Dec 21 2008
A ballroom and bedsheets made of sack-cloth
I dreamed I lived in a great, rambling building, which had been abandoned, of course. I didn’t live there so much as stay there, and I slept in the coldest, darkest, moldiest room, which was the worst for sleeping. The building was run by a collective of friends who tolerated me, but resisted becoming too invested in me, because I was leaving, because I didn’t really live there, because I lived nowhere. Many of the rooms of the building had rotted wooden floors and bed-sheets made of tattered sack-cloth, and many of the rooms were very nice, and they led one into the other, like a sort of maze.

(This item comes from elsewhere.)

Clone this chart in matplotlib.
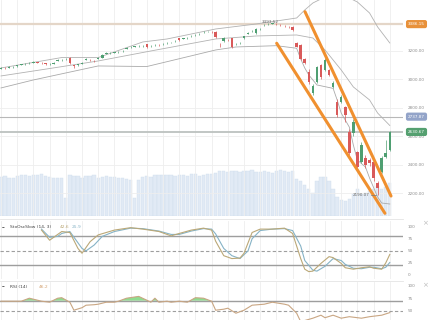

One of my friends was stomping around on the wooden floors upstairs and I went to see what was going on. She was in a great ballroom I hadn’t previously known existed, arranging vases of flowers by lamplight.
“What are you doing?” I asked.
“We’re having a ball, a Christmas ball.” She said, frustrated, as if I should have known, as if I’ve been told already, as if I forgot. That was when I remembered that I didn’t live there, that I had a flight home on the twenty-third, that the twenty-third was today. I woke up then, to a world blanketed in snow that is normally blanketed in rain, and realized that there was no flight. I was home. I was home. My bed pointed east-west, it did not spin. My room did not lift in the air, like Dorothy in Kansas, in the night while I slept. I was home, I could hear, I could think, I could remember. And unfortunately, I was awake.